Student among protesters facing up to eight years in Russian jail

Rights groups and opposition leaders accuse Kremlin of fabricating criminal charges

Protesters  demonstrate  after mass police detentions in Moscow. Photograph: Yuri Kadobnov

Protesters demonstrate after mass police detentions in Moscow. Photograph: Yuri Kadobnov


Prominent Russian artists and journalists were among a crowd that gathered outside a Moscow court on Thursday to support a student accused of stirring mass unrest at opposition protests that have rocked the capital in recent weeks.

Yegor Zhukov, a political science student at Moscow’s Higher School of Economics, is one of 14 people arrested for participating in “mass riots” at the demonstrations that were sparked by the exclusion of opposition candidates from an upcoming city parliament election. If proved guilty, the defendants could face up to eight years in prison.

Rights groups and opposition leaders have accused law enforcers of fabricating the criminal charges to punish the opposition and discourage people from taking to the streets.

A popular video blogger, Mr Zhukov has seen an outpouring of public support since police raided his Moscow home before dawn on August 2nd and took him into custody.
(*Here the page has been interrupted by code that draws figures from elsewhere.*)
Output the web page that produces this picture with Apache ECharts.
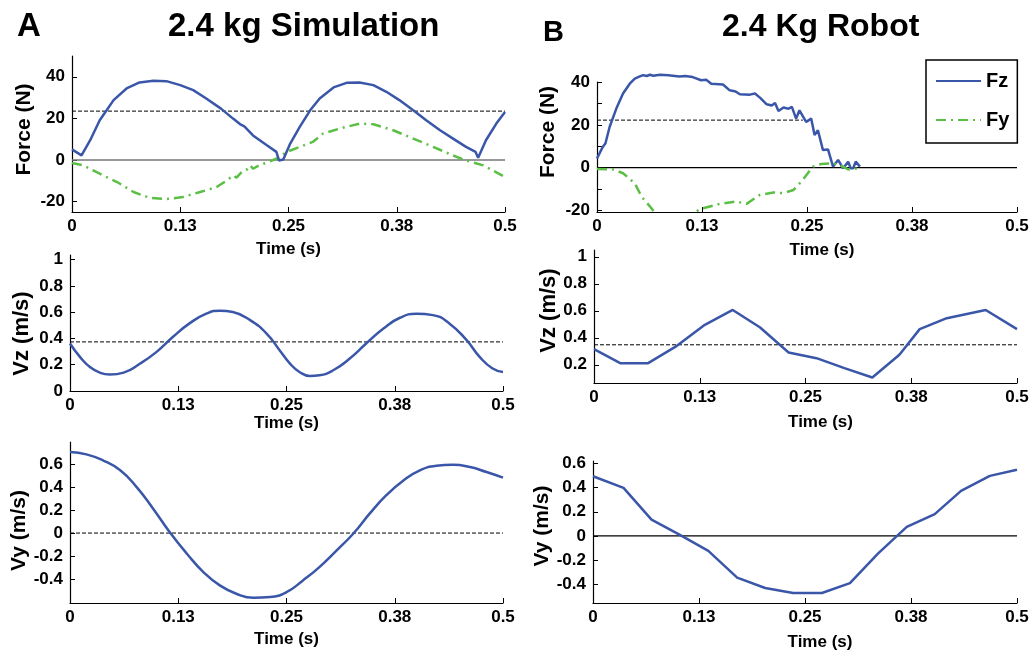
<!DOCTYPE html>
<html>
<head>
<meta charset="utf-8">
<script src="https://cdn.jsdelivr.net/npm/echarts/dist/echarts.min.js"></script>
<style>
html,body{margin:0;padding:0;background:#fff;}
#chart{width:1032px;height:654px;}
</style>
</head>
<body>
<div id="chart"></div>
<script>
// ---------- data (time in s, value) ----------
var xTickValues = [0, 0.125, 0.25, 0.375, 0.5];
var xTickLabels = ['0', '0.13', '0.25', '0.38', '0.5'];

var simFz = [[0,5.1],[0.011,2.2],[0.021,9.5],[0.032,19.1],[0.04,23.9],[0.048,28.8],[0.063,34.4],[0.078,37.3],[0.094,38.1],[0.109,37.9],[0.125,36.0],[0.14,33.6],[0.155,29.6],[0.172,24.7],[0.186,19.9],[0.195,17.0],[0.199,16.2],[0.209,11.8],[0.225,7.1],[0.236,3.9],[0.239,-0.2],[0.244,0.2],[0.252,7.9],[0.263,15.9],[0.275,23.9],[0.286,29.6],[0.302,34.9],[0.317,37.1],[0.332,37.3],[0.348,36.0],[0.363,32.8],[0.378,28.8],[0.394,23.9],[0.409,19.1],[0.425,14.3],[0.44,10.3],[0.455,6.3],[0.466,3.9],[0.469,1.1],[0.478,9.5],[0.49,17.5],[0.5,23.1]];
var simFy = [[0,-1.4],[0.013,-2.6],[0.032,-6.6],[0.052,-10.6],[0.071,-15.4],[0.09,-18.2],[0.109,-18.8],[0.128,-17.8],[0.148,-15.4],[0.167,-13.0],[0.18,-9.5],[0.186,-7.4],[0.19,-8.5],[0.196,-5.8],[0.202,-4.5],[0.206,-2.6],[0.209,-4.2],[0.215,-2.8],[0.221,-1.8],[0.236,0.6],[0.248,3.9],[0.263,6.3],[0.278,8.7],[0.29,12.7],[0.309,15.1],[0.332,17.5],[0.348,17.2],[0.371,14.3],[0.394,10.3],[0.417,6.3],[0.44,2.2],[0.455,-0.2],[0.475,-2.6],[0.5,-8.2]];
var simVz = [[0,0.362],[0.0115,0.26],[0.023,0.183],[0.035,0.138],[0.046,0.125],[0.062,0.14],[0.081,0.209],[0.1,0.298],[0.119,0.413],[0.138,0.515],[0.158,0.591],[0.173,0.612],[0.188,0.602],[0.208,0.54],[0.227,0.438],[0.242,0.311],[0.254,0.209],[0.265,0.145],[0.277,0.115],[0.288,0.12],[0.304,0.158],[0.323,0.247],[0.342,0.362],[0.362,0.476],[0.381,0.558],[0.4,0.588],[0.419,0.578],[0.438,0.515],[0.458,0.387],[0.473,0.26],[0.488,0.171],[0.5,0.145]];
var simVy = [[0,0.706],[0.019,0.686],[0.038,0.634],[0.058,0.547],[0.077,0.401],[0.096,0.212],[0.115,0.009],[0.135,-0.18],[0.154,-0.34],[0.173,-0.456],[0.192,-0.529],[0.212,-0.564],[0.231,-0.558],[0.25,-0.515],[0.269,-0.413],[0.288,-0.297],[0.308,-0.151],[0.327,-0.006],[0.346,0.169],[0.365,0.328],[0.385,0.459],[0.404,0.547],[0.423,0.587],[0.442,0.596],[0.462,0.576],[0.481,0.532],[0.5,0.483]];

var robotFz = [[0,4.3],[0.007,9.8],[0.010,11.3],[0.015,19],[0.023,27.6],[0.031,34.6],[0.039,39.2],[0.045,41.6],[0.051,42.6],[0.055,43.2],[0.059,42.8],[0.063,43.4],[0.067,42.9],[0.075,43.4],[0.085,43.1],[0.098,42.6],[0.105,42.8],[0.114,42.3],[0.124,40.8],[0.13,41.0],[0.136,39.2],[0.150,38.8],[0.158,36.1],[0.165,35.6],[0.170,34.3],[0.182,34.1],[0.188,34.6],[0.194,32.7],[0.202,29.6],[0.208,29.0],[0.212,30.2],[0.216,26.5],[0.222,28.1],[0.228,27.5],[0.232,28.4],[0.237,22.9],[0.241,26.8],[0.249,21.4],[0.255,22.9],[0.259,15.2],[0.263,17.5],[0.269,8.2],[0.275,8.5],[0.281,0.5],[0.287,3.6],[0.293,-0.3],[0.299,2.8],[0.302,-0.3],[0.305,-0.3],[0.308,2.8],[0.313,0.5]];
var robotFy = [[0,-0.6],[0.019,-0.8],[0.031,-2.6],[0.045,-7.3],[0.053,-13.5],[0.063,-18.1],[0.072,-22.5],[0.09,-25],[0.108,-23.5],[0.122,-19.4],[0.146,-16.9],[0.166,-15.8],[0.178,-16.9],[0.194,-12.7],[0.210,-11.6],[0.222,-11.9],[0.234,-10.4],[0.245,-5.7],[0.257,0.5],[0.267,1.7],[0.281,2.0],[0.289,1.2],[0.299,-0.8],[0.313,-0.3]];
var robotVz = [[0,0.316],[0.031,0.212],[0.064,0.212],[0.098,0.34],[0.131,0.496],[0.164,0.606],[0.196,0.478],[0.230,0.291],[0.263,0.249],[0.296,0.175],[0.329,0.106],[0.361,0.274],[0.385,0.464],[0.417,0.545],[0.463,0.606],[0.5,0.464]];
var robotVy = [[0,0.494],[0.036,0.398],[0.069,0.135],[0.103,0.006],[0.136,-0.124],[0.17,-0.345],[0.203,-0.431],[0.236,-0.472],[0.27,-0.472],[0.303,-0.39],[0.336,-0.146],[0.37,0.075],[0.403,0.18],[0.434,0.373],[0.468,0.497],[0.5,0.547]];

// reference lines
var refSimFzZero = [[0,0],[0.5,0]];
var refSimFzWeight = [[0,23.5],[0.5,23.5]];
var refSimVzMean = [[0,0.374],[0.5,0.374]];
var refSimVyZero = [[0,0],[0.5,0]];
var refRobFzZero = [[0,0],[0.5,0]];
var refRobFzWeight = [[0,22.2],[0.245,22.2]];
var refRobVzMean = [[0,0.348],[0.5,0.348]];
var refRobVyZero = [[0,0],[0.5,0]];

var blue = '#3a56a8';
var green = '#5cbf45';
var FONT = "'Liberation Sans', Arial, Helvetica, sans-serif";
var boldTxt = {color:'#000', fontFamily:FONT, fontWeight:'bold'};

function txt(size, extra){ var o = Object.assign({}, boldTxt, {fontSize:size}); return Object.assign(o, extra||{}); }

function xAx(gi, nameGap, namePad){
  return {
    type:'value', gridIndex:gi, min:0, max:0.5,
    axisLine:{show:true, onZero:false, lineStyle:{color:'#000', width:1.2}},
    axisTick:{show:true, inside:true, length:5, customValues:xTickValues, lineStyle:{color:'#000', width:1}},
    axisLabel:{customValues:xTickValues, margin:6, fontSize:17, color:'#000', fontWeight:'bold', fontFamily:FONT,
      formatter:function(v){ for(var i=0;i<xTickValues.length;i++){ if(Math.abs(xTickValues[i]-v)<1e-6) return xTickLabels[i]; } return ''; }},
    splitLine:{show:false},
    name:'Time (s)', nameLocation:'middle', nameGap:nameGap,
    nameTextStyle:txt(17, {padding: namePad || 0})
  };
}
function yAx(gi, min, max, labels, ticks, name, nameGap, namePad, nameSize){
  return {
    type:'value', gridIndex:gi, min:min, max:max,
    axisLine:{show:true, lineStyle:{color:'#000', width:1.2}},
    axisTick:{show:true, inside:true, length:5, customValues:ticks, lineStyle:{color:'#000', width:1}},
    axisLabel:{customValues:labels, margin:7, fontSize:17, color:'#000', fontWeight:'bold', fontFamily:FONT},
    splitLine:{show:false},
    name:name, nameLocation:'middle', nameGap:nameGap, nameRotate:90,
    nameTextStyle:txt(nameSize||21, {padding: namePad || 0})
  };
}
function dataSeries(name, gi, data, color, dash, smooth, clip){
  return {type:'line', name:name, xAxisIndex:gi, yAxisIndex:gi, data:data, symbol:'none', smooth:smooth||false,
    clip: clip===undefined ? true : clip,
    lineStyle:{color:color, width:2.5, type:dash||'solid'}, itemStyle:{color:color}, silent:true, z:3};
}
function refSeries(gi, data, color, dashed, width){
  return {type:'line', xAxisIndex:gi, yAxisIndex:gi, data:data, symbol:'none', silent:true, z:2,
    lineStyle:{color:color, width:width||1, type: dashed ? [4,2] : 'solid'}};
}

var dashDot = [10,5,2,5];

var option = {
  backgroundColor:'#fff',
  animation:false,
  title:[
    {text:'A', left:12, top:5, padding:5, textStyle:txt(33)},
    {text:'2.4 kg Simulation', left:163, top:5, textStyle:txt(33)},
    {text:'B', left:538, top:13, textStyle:txt(29)},
    {text:'2.4 Kg Robot', left:717, top:6, textStyle:txt(32)}
  ],
  legend:{
    data:['Fz','Fy'], orient:'vertical', left:926, top:60,
    itemWidth:45, itemHeight:14, itemGap:19, padding:[11,8,13,9],
    borderColor:'#000', borderWidth:1.5, backgroundColor:'#fff',
    itemStyle:{opacity:0, borderWidth:0},
    textStyle:txt(20), selectedMode:false
  },
  grid:[
    {left:72, width:433, top:56, height:156},
    {left:70, width:433, top:255, height:136},
    {left:70, width:433, top:442, height:161},
    {left:597, width:420, top:82, height:130},
    {left:594, width:423, top:250, height:133},
    {left:593, width:424, top:461, height:142}
  ],
  xAxis:[
    xAx(0, 29), xAx(1, 22), xAx(2, 28),
    xAx(3, 30, [0,0,0,30]), xAx(4, 31, [0,0,0,30]), xAx(5, 31, [0,0,0,30])
  ],
  yAxis:[
    yAx(0, -25, 50, [-20,0,20,40], [-20,0,20,40], 'Force (N)', 37, [0,0,0,9]),
    yAx(1, 0, 1.036, [0,0.2,0.4,0.6,0.8,1], [0,0.2,0.4,0.6,0.8,1], 'Vz (m/s)', 37, [0,21,0,0], 22),
    yAx(2, -0.61, 0.794, [-0.4,-0.2,0,0.2,0.4,0.6], [-0.4,-0.2,0,0.2,0.4,0.6], 'Vy (m/s)', 39, [0,16,0,0]),
    yAx(3, -20.7, 40, [-20,0,20,40], [-20,-10,0,10,20,30,40], 'Force (N)', 38, [0,0,0,30]),
    yAx(4, 0.065, 1.05, [0.2,0.4,0.6,0.8,1], [0.2,0.4,0.6,0.8,1], 'Vz (m/s)', 33, [0,0,0,12], 22),
    yAx(5, -0.555, 0.62, [-0.4,-0.2,0,0.2,0.4,0.6], [-0.4,-0.2,0,0.2,0.4,0.6], 'Vy (m/s)', 34, [0,0,0,12])
  ],
  series:[
    refSeries(0, refSimFzZero, '#777', false, 1.5),
    refSeries(0, refSimFzWeight, '#000', true, 1),
    dataSeries('Fy', 0, simFy, green, dashDot),
    dataSeries('Fz', 0, simFz, blue),
    refSeries(1, refSimVzMean, '#000', true, 1),
    dataSeries('Vz', 1, simVz, blue, 'solid', true),
    refSeries(2, refSimVyZero, '#000', true, 1),
    dataSeries('Vy', 2, simVy, blue, 'solid', true),
    refSeries(3, refRobFzZero, '#000', false, 1.2),
    refSeries(3, refRobFzWeight, '#000', true, 1),
    dataSeries('Fz', 3, robotFz, blue, 'solid', false, false),
    dataSeries('Fy', 3, robotFy, green, dashDot, false, true),
    refSeries(4, refRobVzMean, '#000', true, 1),
    dataSeries('Vz', 4, robotVz, blue),
    refSeries(5, refRobVyZero, '#000', false, 1.2),
    dataSeries('Vy', 5, robotVy, blue)
  ]
};

var chart = echarts.init(document.getElementById('chart'), null, {renderer:'canvas'});
chart.setOption(option);
</script>
</body>
</html>
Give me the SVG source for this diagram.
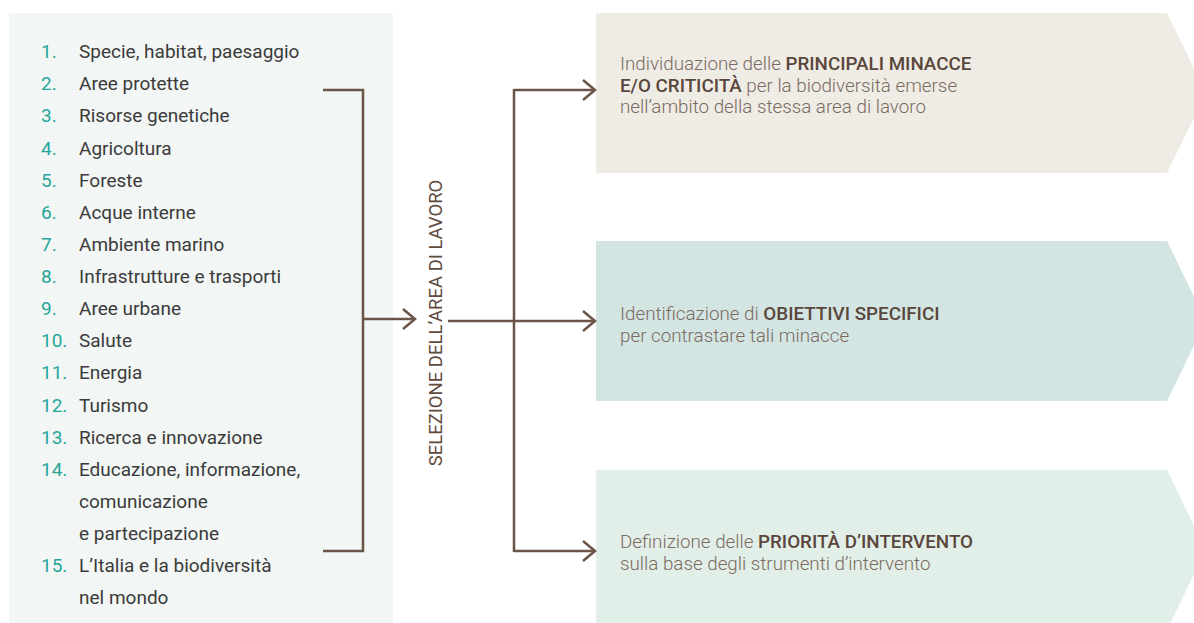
<svg xmlns="http://www.w3.org/2000/svg" width="1194" height="623" viewBox="0 0 1194 623">
  <style>
    .num { font-family: Roboto, "Liberation Sans", sans-serif; font-size: 19px; fill: #26a69a; }
    .item { font-family: Roboto, "Liberation Sans", sans-serif; font-size: 19px; fill: #3b3b3b; }
    .lbl { font-family: Roboto, "Liberation Sans", sans-serif; font-size: 18.5px; fill: #5f4a3e; }
    .bt { font-family: Roboto, "Liberation Sans", sans-serif; font-size: 18.8px; font-weight: 300; fill: #7a6a60; }
    .bt .b { font-weight: 500; fill: #5a463b; }
    .line { fill: none; stroke: #6b5548; stroke-width: 2.5; }
  </style>
  <defs>
    <marker id="arr" markerUnits="userSpaceOnUse" viewBox="0 0 16 24" refX="14" refY="12" markerWidth="16" markerHeight="24" orient="auto">
      <path d="M2,2 L14,12 L2,22" fill="none" stroke="#6b5548" stroke-width="2.5"/>
    </marker>
  </defs>

  <g id="areas">
    <rect x="9" y="13" width="384" height="610" fill="#f2f6f4"/>
    <text class="num" x="41" y="58">1.</text><text class="item" x="79" y="58">Specie, habitat, paesaggio</text>
    <text class="num" x="41" y="90">2.</text><text class="item" x="79" y="90">Aree protette</text>
    <text class="num" x="41" y="122">3.</text><text class="item" x="79" y="122">Risorse genetiche</text>
    <text class="num" x="41" y="154.5">4.</text><text class="item" x="79" y="154.5">Agricoltura</text>
    <text class="num" x="41" y="186.5">5.</text><text class="item" x="79" y="186.5">Foreste</text>
    <text class="num" x="41" y="219">6.</text><text class="item" x="79" y="219">Acque interne</text>
    <text class="num" x="41" y="251">7.</text><text class="item" x="79" y="251">Ambiente marino</text>
    <text class="num" x="41" y="283">8.</text><text class="item" x="79" y="283">Infrastrutture e trasporti</text>
    <text class="num" x="41" y="315">9.</text><text class="item" x="79" y="315">Aree urbane</text>
    <text class="num" x="41" y="347">10.</text><text class="item" x="79" y="347">Salute</text>
    <text class="num" x="41" y="379">11.</text><text class="item" x="79" y="379">Energia</text>
    <text class="num" x="41" y="411.5">12.</text><text class="item" x="79" y="411.5">Turismo</text>
    <text class="num" x="41" y="443.5">13.</text><text class="item" x="79" y="443.5">Ricerca e innovazione</text>
    <text class="num" x="41" y="475.5">14.</text><text class="item" x="79" y="475.5">Educazione, informazione,</text>
    <text class="item" x="79" y="507.5">comunicazione</text>
    <text class="item" x="79" y="539.5">e partecipazione</text>
    <text class="num" x="41" y="571.5">15.</text><text class="item" x="79" y="571.5">L’Italia e la biodiversità</text>
    <text class="item" x="79" y="603.5">nel mondo</text>
  </g>

  <g id="selezione">
    <text class="lbl" transform="translate(442,323) rotate(-90)" text-anchor="middle">SELEZIONE DELL’AREA DI LAVORO</text>
  </g>

  <g id="minacce">
    <polygon points="596,13 1167,13 1206,93 1167,173 596,173" fill="#efece6"/>
    <text class="bt" x="620" y="70"><tspan>Individuazione delle </tspan><tspan class="b">PRINCIPALI MINACCE</tspan></text>
    <text class="bt" x="620" y="91.5"><tspan class="b">E/O CRITICITÀ</tspan><tspan> per la biodiversità emerse</tspan></text>
    <text class="bt" x="620" y="113">nell’ambito della stessa area di lavoro</text>
  </g>

  <g id="obiettivi">
    <polygon points="596,241 1167,241 1206,321 1167,401 596,401" fill="#d3e5e3"/>
    <text class="bt" x="620" y="320"><tspan>Identificazione di </tspan><tspan class="b">OBIETTIVI SPECIFICI</tspan></text>
    <text class="bt" x="620" y="342">per contrastare tali minacce</text>
  </g>

  <g id="priorita">
    <polygon points="596,470 1167,470 1206,550 1167,630 596,630" fill="#e2efe8"/>
    <text class="bt" x="620" y="548"><tspan>Definizione delle </tspan><tspan class="b">PRIORITÀ D’INTERVENTO</tspan></text>
    <text class="bt" x="620" y="570">sulla base degli strumenti d’intervento</text>
  </g>

  <g id="connectors">
    <path class="line" d="M323,90 H363 V551 H323"/>
    <path class="line" d="M363,319 H415" marker-end="url(#arr)"/>
    <path class="line" d="M448,321 H595" marker-end="url(#arr)"/>
    <path class="line" d="M514,89 V552"/>
    <path class="line" d="M514,90 H595" marker-end="url(#arr)"/>
    <path class="line" d="M514,551 H595" marker-end="url(#arr)"/>
  </g>
</svg>
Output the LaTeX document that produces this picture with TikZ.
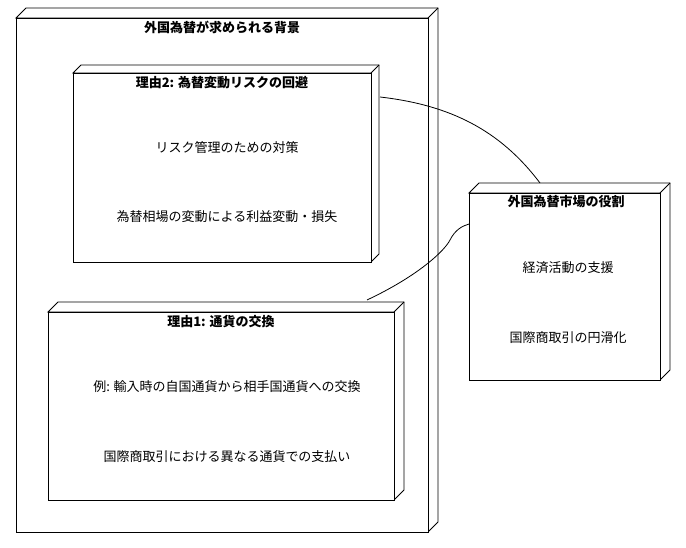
\documentclass[tikz,border=0pt]{standalone}
\usepackage{fontspec}
\newfontfamily\cjk{Noto Sans CJK JP}
\begin{document}
\begin{tikzpicture}[x=1pt,y=-1pt,
  lbl/.style={font=\cjk\fontsize{13}{15}\selectfont,inner sep=0},
  ttl/.style={font=\cjk\bfseries\fontsize{13}{15}\selectfont,inner sep=0},
  box/.style={draw=black,line width=0.9pt,fill=white},
  conn/.style={draw=black,line width=0.8pt}]
\useasboundingbox (0,0) rectangle (686,548);
\newcommand\nodebox[5]{% x1 y1 x2 y2 depth
  \draw[box] (#1,#2) -- ++(#5,-#5) -- (#3+#5,#2-#5) -- (#3+#5,#4-#5) -- (#3,#4) -- (#3,#2) -- cycle;
  \draw[box] (#1,#2) rectangle (#3,#4);
  \draw[line width=0.9pt] (#3,#2) -- (#3+#5,#2-#5);}
\nodebox{16}{18}{428}{532}{10}
\node[ttl] (t0) at (222,27) {外国為替が求められる背景};
\nodebox{73}{73}{371}{262}{8}
\node[ttl] (t2) at (222,83) {理由2: 為替変動リスクの回避};
\node[lbl] (a1) at (227,148) {リスク管理のための対策};
\node[lbl] (a2) at (227,217) {為替相場の変動による利益変動・損失};
\nodebox{48}{312}{394}{500}{10}
\node[ttl] (t1) at (221,322) {理由1: 通貨の交換};
\node[lbl] (b1) at (227,387) {例: 輸入時の自国通貨から相手国通貨への交換};
\node[lbl] (b2) at (227,457) {国際商取引における異なる通貨での支払い};
\nodebox{469}{193}{660}{380}{10}
\node[ttl] (t3) at (566,202) {外国為替市場の役割};
\node[lbl] (c1) at (568,268) {経済活動の支援};
\node[lbl] (c2) at (568,338) {国際商取引の円滑化};
\coordinate (p1) at (380,97);
\coordinate (q1) at (540,183);
\coordinate (p2) at (367,300);
\coordinate (q2) at (469,224);
\draw[conn] (p1) .. controls (450,105) and (500,130) .. (q1);
\draw[conn] (p2) .. controls (420,275) and (445,250) .. (450,240) .. controls (455,230) and (462,226) .. (q2);
\end{tikzpicture}
\end{document}
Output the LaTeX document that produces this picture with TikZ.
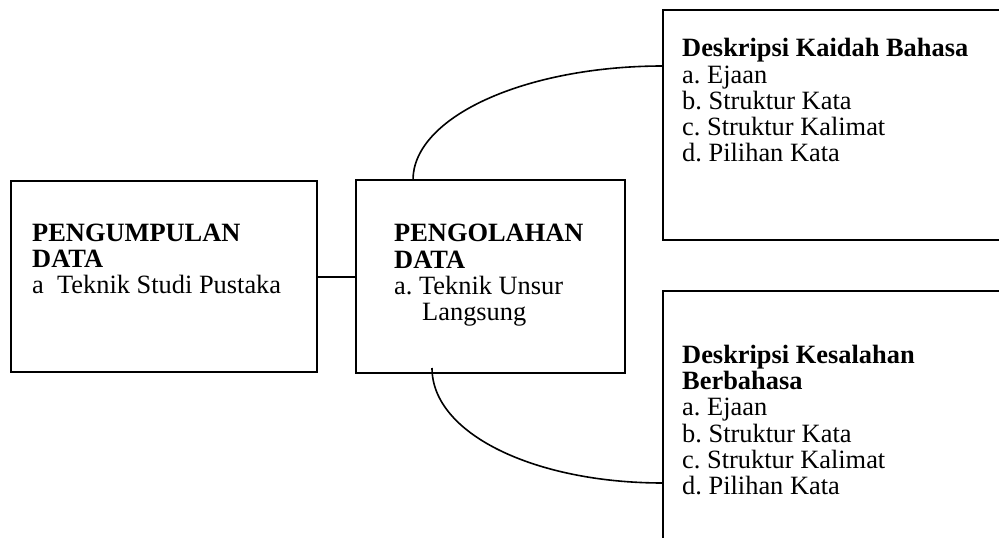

Perhaps because of his notoriety, the 21-year old student was not allowed to attend the court hearing at the Moscow City Court in person on Thursday where the judge rejected an appeal for his release from pre-trial detention.

Russia will be free’

Speaking on a video beamed into the court from a prison cell, Mr Zhukov denied participating in mass rioting at an unauthorised protest on July 27th and warned the case would discredit the authorities and swell the ranks of the opposition. “I have not committed violence because I consider violence to be ineffective,” he said. “I don’t know if I will be freed. But Russia will be free.”

Daniil Berman Zhukov’s defence lawyer, told the court that investigators had lied while hastily pulling together the case and said there was no evidence to justify holding his client in custody. “Case investigators should at least pretend to be upholding the law. It’s outrageous they asked the court to uphold the motion,” he said.

At least 100 of Mr Zhukov’s supporters began queuing outside the court early on Thursday morning, but few managed to get into the tiny room where the hearing took place. Several celebrities joined the crowd including Russian theatre and film star Chulpan Khamatova and Pyotr Verzilov, a dissident activist and artist famous for representing the Pussy Riot punk band.

‘Politically motivated’

Court bailiffs refused to admit Oxxxymiron, a top Russian rapper who had pledged to put up two million roubles (€27,000) in bail to secure Mr Zhukov’s release, into the hearing leaving him to listen to the proceedings from a crowded corridor. Three other defendants facing mass rioting charges were also ordered to remain in pre-trial detention including Daniil Konon, Alexei Minyailo and Kirill Zhukov (no relation of Yegor Zhukov) during Thursday’s court hearing.

“It’s understood that the decision on the arrests has not been taken by the court but by the Kremlin,” said Lyubov Sobol, an opposition activist who has been leading the protests. “The cases are politically motivated.”

Russia’s Presidential Human Rights Council called for a review of the mass rioting cases this week, saying charges that demonstrators had acted violently appeared unfounded. In a letter to Yuri Chaiko, the Russian prosecutor, the council said it had seen no evidence of pogroms, fires or the destruction of property at the unauthorised rally on July 27th. Participants in the demonstration had not used “weapons, firearms or poisonous substances”, it said.